Erika Terwilliger is a visual artist based in Minneapolis, Minnesota. Terwilliger’s practice is driven through labor intensive techniques where understanding builds through repetition. Labor is only part of the process as the practice is most alive when the ephemeral materials she works with slump, drip, unravel, and crumble. The work exists across mediums, but the through-line is an interest in tactile intimacy, repeated failure, and the knowledge that failure builds. Terwilliger received a BA in Studio Arts from St. Olaf College in 2016 and an MFA from the University of Minnesota in 2020. During her time at the U of M she received fellowships to study textile and weaving practices in New York and Dundee Scotland. She has been selected for various residency programs at Second Shift Studios, Duncan of Jordanstone College of Art and Design, and Franconia Sculpture Park. Currently, Terwilliger is a lecturer in the University of Minnesota’s Department of Art in the area of sculpture and ceramics.

“My work is firmly rooted in the home as a site to explore patterns of consumption, growth, and decay.  I’m curious about domestic systems that move in cycles, in methods of unmaking and remaking, generation and preservation. The practice takes stock of the mundane objects and materials that surround me. I want to care for these things, but in a way that eventually wears them into nothing. I want to create systems that toe the line of absurdity, but still know when it’s time to shed their lining.
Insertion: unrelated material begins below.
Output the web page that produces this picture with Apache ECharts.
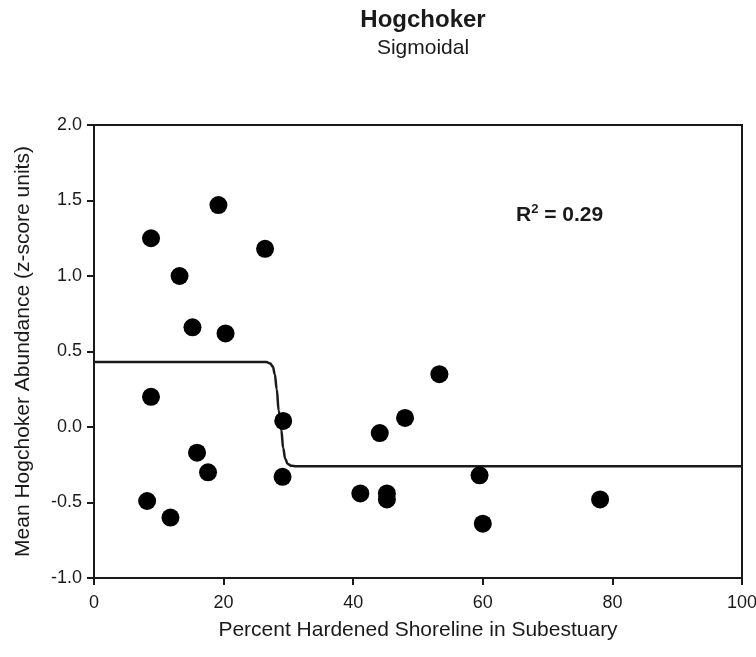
<!DOCTYPE html>
<html>
<head>
<meta charset="utf-8">
<title>Hogchoker – Sigmoidal</title>
<script src="https://cdn.jsdelivr.net/npm/echarts@6/dist/echarts.min.js"></script>
<style>
  html, body { margin: 0; padding: 0; background: #fff; }
  #chart { width: 756px; height: 657px; }
</style>
</head>
<body>
<div id="chart"></div>
<script>
// Subestuary observations: percent hardened shoreline vs. mean abundance (z-score)
var pctHardened = [8.8, 19.2, 13.2, 26.4, 15.2, 20.3, 8.8, 29.2, 15.9, 17.6, 29.1, 8.2, 11.8,
                   44.1, 48.0, 53.3, 41.1, 45.2, 45.2, 59.5, 60.0, 78.1];
var abundance   = [1.25, 1.47, 1.00, 1.18, 0.66, 0.62, 0.20, 0.04, -0.17, -0.30, -0.33, -0.49, -0.60,
                   -0.04, 0.06, 0.35, -0.44, -0.44, -0.48, -0.32, -0.64, -0.48];

// Fitted sigmoidal curve (x, y)
var fitX = [0, 26.6, 27.2, 27.6, 27.9, 28.2, 28.5, 28.9, 29.2, 29.5, 29.9, 30.5, 31.2, 100];
var fitY = [0.43, 0.43, 0.42, 0.40, 0.35, 0.25, 0.11, -0.02, -0.14, -0.21, -0.245, -0.257, -0.26, -0.26];

// Axis ticks
var xTicks = { min: 0, max: 100, interval: 20 };
var yTicks = { min: -1, max: 2, interval: 0.5 };

var chartTitle = 'Hogchoker';
var chartSubtitle = 'Sigmoidal';
var xName = 'Percent Hardened Shoreline in Subestuary';
var yName = 'Mean Hogchoker Abundance (z-score units)';
var r2Value = '0.29';

var FONT = '"Liberation Sans", Arial, sans-serif';
var INK = '#1a1a1a';

var scatterData = pctHardened.map(function (x, i) { return [x, abundance[i]]; });
var fitData = fitX.map(function (x, i) { return [x, fitY[i]]; });

var chart = echarts.init(document.getElementById('chart'), null, { renderer: 'canvas' });

var axisLineStyle = { show: true, onZero: false, lineStyle: { color: INK, width: 2 } };

chart.setOption({
  animation: false,
  backgroundColor: '#fff',
  title: {
    text: chartTitle,
    subtext: chartSubtitle,
    left: 418,
    top: 3,
    textAlign: 'center',
    itemGap: 6,
    textStyle: { fontFamily: FONT, fontSize: 24, fontWeight: 'bold', color: INK },
    subtextStyle: { fontFamily: FONT, fontSize: 21, color: INK }
  },
  grid: {
    left: 94, right: 14, top: 125, bottom: 79,
    outerBoundsMode: 'none',
    containLabel: false,
    show: true, borderColor: INK, borderWidth: 2, backgroundColor: 'transparent'
  },
  xAxis: {
    type: 'value',
    min: xTicks.min, max: xTicks.max, interval: xTicks.interval,
    name: xName,
    nameLocation: 'middle',
    nameGap: 42,
    nameTextStyle: { fontFamily: FONT, fontSize: 21, color: INK },
    axisLine: axisLineStyle,
    axisTick: { show: true, inside: false, length: 7, lineStyle: { color: INK, width: 2 } },
    axisLabel: { fontFamily: FONT, fontSize: 18, color: INK, margin: 16 },
    splitLine: { show: false }
  },
  yAxis: {
    type: 'value',
    min: yTicks.min, max: yTicks.max, interval: yTicks.interval,
    name: yName,
    nameLocation: 'middle',
    nameGap: 60,
    nameTextStyle: { fontFamily: FONT, fontSize: 21, color: INK },
    axisLine: axisLineStyle,
    axisTick: { show: true, inside: false, length: 7, lineStyle: { color: INK, width: 2 } },
    axisLabel: {
      fontFamily: FONT, fontSize: 18, color: INK, margin: 12,
      formatter: function (v) { return v.toFixed(1); }
    },
    splitLine: { show: false }
  },
  series: [
    {
      name: 'fit',
      type: 'line',
      data: fitData,
      smooth: 0.4,
      smoothMonotone: 'x',
      showSymbol: false,
      symbol: 'none',
      lineStyle: { color: INK, width: 2.5 },
      z: 2
    },
    {
      name: 'observed',
      type: 'scatter',
      data: scatterData,
      symbol: 'circle',
      symbolSize: 18,
      itemStyle: { color: '#000', opacity: 1 },
      z: 3
    }
  ],
  graphic: [
    {
      type: 'text',
      left: 516,
      top: 203,
      style: {
        text: '{r|R}{s|2}{r| = ' + r2Value + '}',
        rich: {
          r: { fontFamily: FONT, fontSize: 21, fontWeight: 'bold', fill: INK, lineHeight: 24 },
          s: { fontFamily: FONT, fontSize: 13, fontWeight: 'bold', fill: INK, verticalAlign: 'top', lineHeight: 14 }
        }
      }
    }
  ]
});
</script>
</body>
</html>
“Day to day the practice is driven through labor intensive techniques where understanding builds through repetition. The work exists across mediums, but the through-line is an interest in tactile intimacy, repeated failure and the knowledge that failure builds. Labor is only part of the process as the practice is most alive when the ephemeral materials I work with slump, drip, unravel, and crumble. I want the question of how a thing came to be and how it falls apart to become confused. It’s this blurring of constructive and destructive motion that generates empathy towards the leftovers that are at the heart of the practice.”

To see more of the artist’s work, visit Erika Terwilliger’s website or follow her on Instagram @erikaterwilliger.

 

About the Fellowship

This competitive fellowship provides $12,000 awards to each recipient for the production of new work. In addition to having their work featured in a group exhibition at the MCAD Gallery, the fellows will have the opportunity to meet with visiting critics over the course of the fellowship year, to have an essay written about their work that appears in the exhibition catalog, and to participate in a public panel discussion.

Since 1981, this fellowship program, funded by a grant from the Jerome Foundation, has artistically and critically advanced the careers of more than 200 visual artists.

 

About the Jerome Foundation

The Jerome Foundation, founded in 1964 by artist and philanthropist Jerome Hill (1905-1972), honors his legacy through multi-year grants to support the creation, development, and presentation of new works by early career artists.

The Foundation makes grants to vocational early career artists, and those nonprofit arts organizations that serve them, in all disciplines in the state of Minnesota and the five boroughs of New York City.